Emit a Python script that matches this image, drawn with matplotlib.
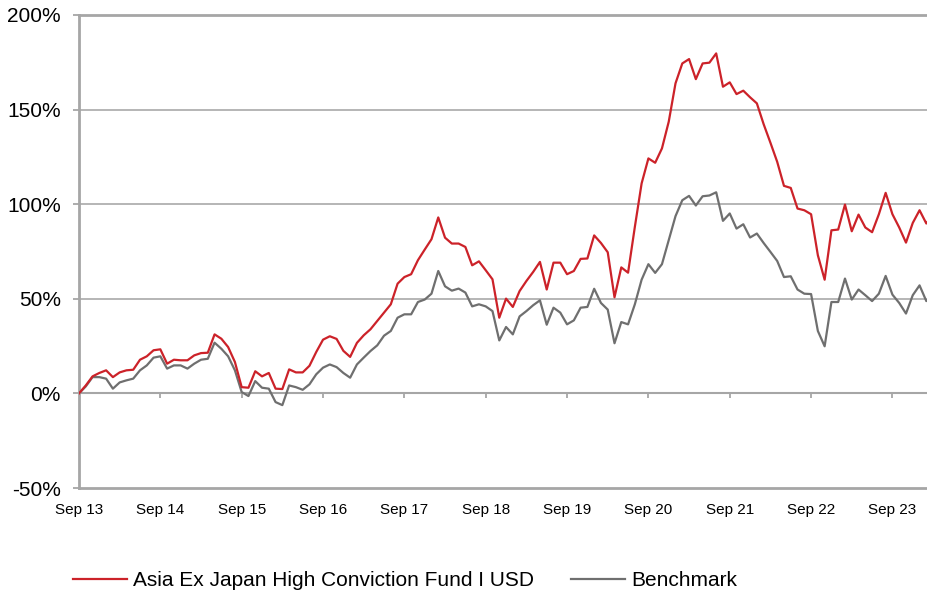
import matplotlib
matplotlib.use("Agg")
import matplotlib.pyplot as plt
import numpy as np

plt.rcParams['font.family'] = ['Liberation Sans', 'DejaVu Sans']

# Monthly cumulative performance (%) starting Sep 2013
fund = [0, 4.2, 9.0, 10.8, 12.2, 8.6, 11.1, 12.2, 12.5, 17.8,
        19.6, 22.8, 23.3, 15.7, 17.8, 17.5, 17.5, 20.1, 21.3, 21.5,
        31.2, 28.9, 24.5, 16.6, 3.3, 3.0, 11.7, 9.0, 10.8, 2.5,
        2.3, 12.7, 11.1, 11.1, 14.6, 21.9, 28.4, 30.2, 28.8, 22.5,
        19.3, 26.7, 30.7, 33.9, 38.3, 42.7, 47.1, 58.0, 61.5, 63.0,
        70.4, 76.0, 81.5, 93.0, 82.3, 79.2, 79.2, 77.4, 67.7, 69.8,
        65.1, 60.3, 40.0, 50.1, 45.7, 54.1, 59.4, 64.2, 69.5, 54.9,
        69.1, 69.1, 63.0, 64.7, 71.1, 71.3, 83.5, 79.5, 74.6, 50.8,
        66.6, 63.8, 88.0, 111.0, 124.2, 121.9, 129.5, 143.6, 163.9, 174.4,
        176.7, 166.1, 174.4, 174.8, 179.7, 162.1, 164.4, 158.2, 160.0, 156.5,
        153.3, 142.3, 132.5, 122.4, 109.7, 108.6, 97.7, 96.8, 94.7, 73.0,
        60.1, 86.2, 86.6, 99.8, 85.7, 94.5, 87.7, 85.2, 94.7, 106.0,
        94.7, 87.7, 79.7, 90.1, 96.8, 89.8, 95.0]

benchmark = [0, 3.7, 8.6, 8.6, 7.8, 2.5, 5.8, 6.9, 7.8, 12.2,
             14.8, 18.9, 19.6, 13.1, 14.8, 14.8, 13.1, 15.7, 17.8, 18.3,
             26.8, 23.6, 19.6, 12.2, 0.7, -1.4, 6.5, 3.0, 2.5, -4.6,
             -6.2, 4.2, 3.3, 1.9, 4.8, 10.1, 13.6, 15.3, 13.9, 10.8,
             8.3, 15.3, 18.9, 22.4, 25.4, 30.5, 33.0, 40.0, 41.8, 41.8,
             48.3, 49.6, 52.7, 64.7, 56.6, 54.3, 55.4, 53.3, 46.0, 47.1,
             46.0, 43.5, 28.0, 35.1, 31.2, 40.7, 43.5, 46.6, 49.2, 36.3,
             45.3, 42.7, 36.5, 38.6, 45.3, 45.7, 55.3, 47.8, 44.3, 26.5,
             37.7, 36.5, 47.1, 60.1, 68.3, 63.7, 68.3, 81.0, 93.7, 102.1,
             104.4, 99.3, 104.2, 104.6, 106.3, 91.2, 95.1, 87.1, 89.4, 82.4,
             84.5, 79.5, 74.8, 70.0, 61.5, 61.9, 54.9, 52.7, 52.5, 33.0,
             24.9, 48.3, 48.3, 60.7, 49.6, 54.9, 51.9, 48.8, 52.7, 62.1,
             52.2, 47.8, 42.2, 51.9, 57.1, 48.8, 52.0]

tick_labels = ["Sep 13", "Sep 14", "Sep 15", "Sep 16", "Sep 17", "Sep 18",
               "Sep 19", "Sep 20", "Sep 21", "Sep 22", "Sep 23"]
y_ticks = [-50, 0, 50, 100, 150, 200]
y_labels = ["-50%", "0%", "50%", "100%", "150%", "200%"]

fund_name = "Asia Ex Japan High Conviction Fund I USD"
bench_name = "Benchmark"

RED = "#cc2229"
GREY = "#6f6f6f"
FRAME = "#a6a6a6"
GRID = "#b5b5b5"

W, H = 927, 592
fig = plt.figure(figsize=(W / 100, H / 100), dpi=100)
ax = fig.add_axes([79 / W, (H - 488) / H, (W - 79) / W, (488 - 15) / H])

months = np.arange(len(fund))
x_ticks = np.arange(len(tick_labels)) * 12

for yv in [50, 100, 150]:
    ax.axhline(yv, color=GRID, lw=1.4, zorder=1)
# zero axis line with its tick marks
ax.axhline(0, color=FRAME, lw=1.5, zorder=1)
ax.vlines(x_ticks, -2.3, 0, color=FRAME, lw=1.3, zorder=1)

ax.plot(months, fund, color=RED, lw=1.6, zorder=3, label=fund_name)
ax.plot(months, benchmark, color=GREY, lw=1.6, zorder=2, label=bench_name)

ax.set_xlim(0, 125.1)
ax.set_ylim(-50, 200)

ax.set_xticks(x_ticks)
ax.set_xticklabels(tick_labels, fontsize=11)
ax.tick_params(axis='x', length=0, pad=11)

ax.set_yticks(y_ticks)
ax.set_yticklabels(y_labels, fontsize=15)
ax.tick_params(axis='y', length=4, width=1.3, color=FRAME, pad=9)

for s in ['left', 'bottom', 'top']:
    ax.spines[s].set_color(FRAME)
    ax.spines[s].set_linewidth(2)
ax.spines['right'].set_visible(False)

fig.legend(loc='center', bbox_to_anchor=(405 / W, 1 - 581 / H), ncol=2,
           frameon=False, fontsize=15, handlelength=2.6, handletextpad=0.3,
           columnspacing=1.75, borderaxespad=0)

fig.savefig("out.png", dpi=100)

------------------------------------

Please take the lines from the beginning of the data above through the line holding "plt.rcParams['font.family'] = ['Liberation" and transcribe them exactly, without any pictures.

Emit a Python script that matches this image, drawn with matplotlib.
import matplotlib
matplotlib.use("Agg")
import matplotlib.pyplot as plt
import numpy as np

plt.rcParams['font.family'] = ['Liberation Sans', 'DejaVu Sans']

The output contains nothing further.